== Material

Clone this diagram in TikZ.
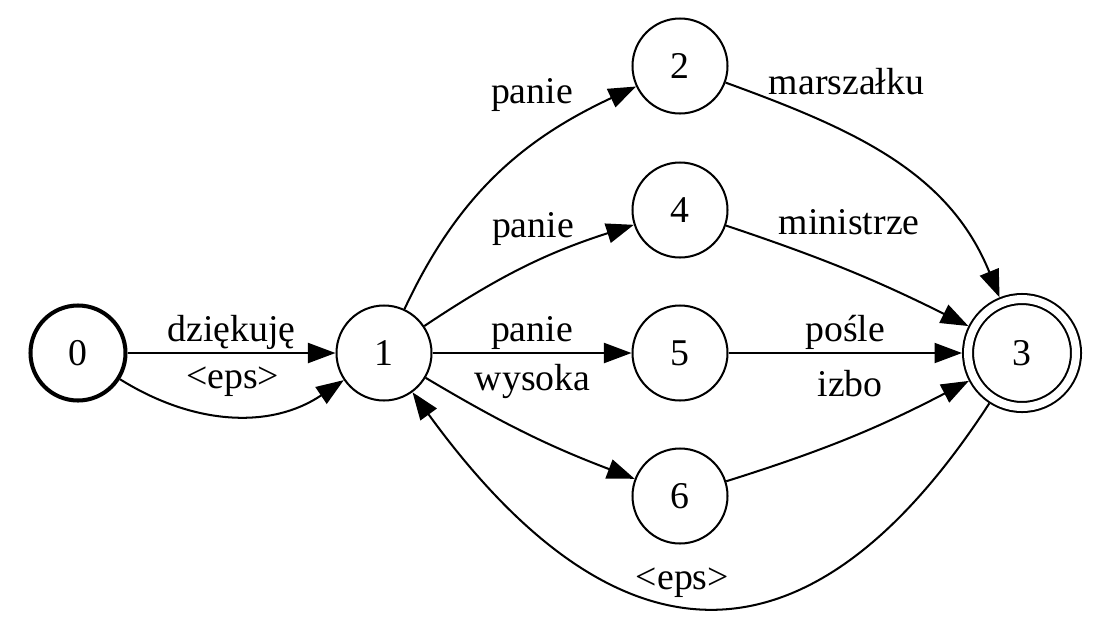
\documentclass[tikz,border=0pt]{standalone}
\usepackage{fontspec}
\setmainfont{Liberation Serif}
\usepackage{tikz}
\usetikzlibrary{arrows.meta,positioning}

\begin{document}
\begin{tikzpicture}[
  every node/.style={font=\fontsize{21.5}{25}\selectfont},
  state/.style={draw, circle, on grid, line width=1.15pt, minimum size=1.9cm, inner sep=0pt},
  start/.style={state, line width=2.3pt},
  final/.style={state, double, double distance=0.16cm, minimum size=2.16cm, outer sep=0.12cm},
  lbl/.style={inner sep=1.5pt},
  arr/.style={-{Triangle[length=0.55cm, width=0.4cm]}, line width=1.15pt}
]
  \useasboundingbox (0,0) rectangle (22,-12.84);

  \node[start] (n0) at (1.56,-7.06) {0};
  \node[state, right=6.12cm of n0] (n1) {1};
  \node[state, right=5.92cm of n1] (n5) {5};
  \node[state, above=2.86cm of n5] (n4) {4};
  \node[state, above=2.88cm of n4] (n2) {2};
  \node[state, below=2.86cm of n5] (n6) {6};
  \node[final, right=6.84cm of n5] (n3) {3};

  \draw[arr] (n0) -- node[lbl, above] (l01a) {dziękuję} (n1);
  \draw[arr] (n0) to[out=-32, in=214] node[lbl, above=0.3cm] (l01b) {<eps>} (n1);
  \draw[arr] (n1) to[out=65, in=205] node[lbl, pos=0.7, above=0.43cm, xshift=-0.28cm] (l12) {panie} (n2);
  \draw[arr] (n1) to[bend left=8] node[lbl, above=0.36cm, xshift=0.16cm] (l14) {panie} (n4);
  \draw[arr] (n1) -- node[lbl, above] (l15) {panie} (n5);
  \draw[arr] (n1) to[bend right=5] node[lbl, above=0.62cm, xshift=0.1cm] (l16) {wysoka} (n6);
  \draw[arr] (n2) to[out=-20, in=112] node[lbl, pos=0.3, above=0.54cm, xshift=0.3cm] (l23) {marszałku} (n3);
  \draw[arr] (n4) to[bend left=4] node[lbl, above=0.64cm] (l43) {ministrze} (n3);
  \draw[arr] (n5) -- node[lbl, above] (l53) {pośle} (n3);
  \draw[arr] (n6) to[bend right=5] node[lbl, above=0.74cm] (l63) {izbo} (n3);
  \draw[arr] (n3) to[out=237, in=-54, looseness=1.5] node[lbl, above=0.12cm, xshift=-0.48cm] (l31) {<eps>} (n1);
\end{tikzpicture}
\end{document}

====

Without including any pictures, reproduce the listing exactly.

§ **Output for this task**
Clone this diagram in TikZ.
\documentclass[tikz,border=0pt]{standalone}
\usepackage{fontspec}
\setmainfont{Liberation Serif}
\usepackage{tikz}
\usetikzlibrary{arrows.meta,positioning}

\begin{document}
\begin{tikzpicture}[
  every node/.style={font=\fontsize{21.5}{25}\selectfont},
  state/.style={draw, circle, on grid, line width=1.15pt, minimum size=1.9cm, inner sep=0pt},
  start/.style={state, line width=2.3pt},
  final/.style={state, double, double distance=0.16cm, minimum size=2.16cm, outer sep=0.12cm},
  lbl/.style={inner sep=1.5pt},
  arr/.style={-{Triangle[length=0.55cm, width=0.4cm]}, line width=1.15pt}
]
  \useasboundingbox (0,0) rectangle (22,-12.84);

  \node[start] (n0) at (1.56,-7.06) {0};
  \node[state, right=6.12cm of n0] (n1) {1};
  \node[state, right=5.92cm of n1] (n5) {5};
  \node[state, above=2.86cm of n5] (n4) {4};
  \node[state, above=2.88cm of n4] (n2) {2};
  \node[state, below=2.86cm of n5] (n6) {6};
  \node[final, right=6.84cm of n5] (n3) {3};

  \draw[arr] (n0) -- node[lbl, above] (l01a) {dziękuję} (n1);
  \draw[arr] (n0) to[out=-32, in=214] node[lbl, above=0.3cm] (l01b) {<eps>} (n1);
  \draw[arr] (n1) to[out=65, in=205] node[lbl, pos=0.7, above=0.43cm, xshift=-0.28cm] (l12) {panie} (n2);
  \draw[arr] (n1) to[bend left=8] node[lbl, above=0.36cm, xshift=0.16cm] (l14) {panie} (n4);
  \draw[arr] (n1) -- node[lbl, above] (l15) {panie} (n5);
  \draw[arr] (n1) to[bend right=5] node[lbl, above=0.62cm, xshift=0.1cm] (l16) {wysoka} (n6);
  \draw[arr] (n2) to[out=-20, in=112] node[lbl, pos=0.3, above=0.54cm, xshift=0.3cm] (l23) {marszałku} (n3);
  \draw[arr] (n4) to[bend left=4] node[lbl, above=0.64cm] (l43) {ministrze} (n3);
  \draw[arr] (n5) -- node[lbl, above] (l53) {pośle} (n3);
  \draw[arr] (n6) to[bend right=5] node[lbl, above=0.74cm] (l63) {izbo} (n3);
  \draw[arr] (n3) to[out=237, in=-54, looseness=1.5] node[lbl, above=0.12cm, xshift=-0.48cm] (l31) {<eps>} (n1);
\end{tikzpicture}
\end{document}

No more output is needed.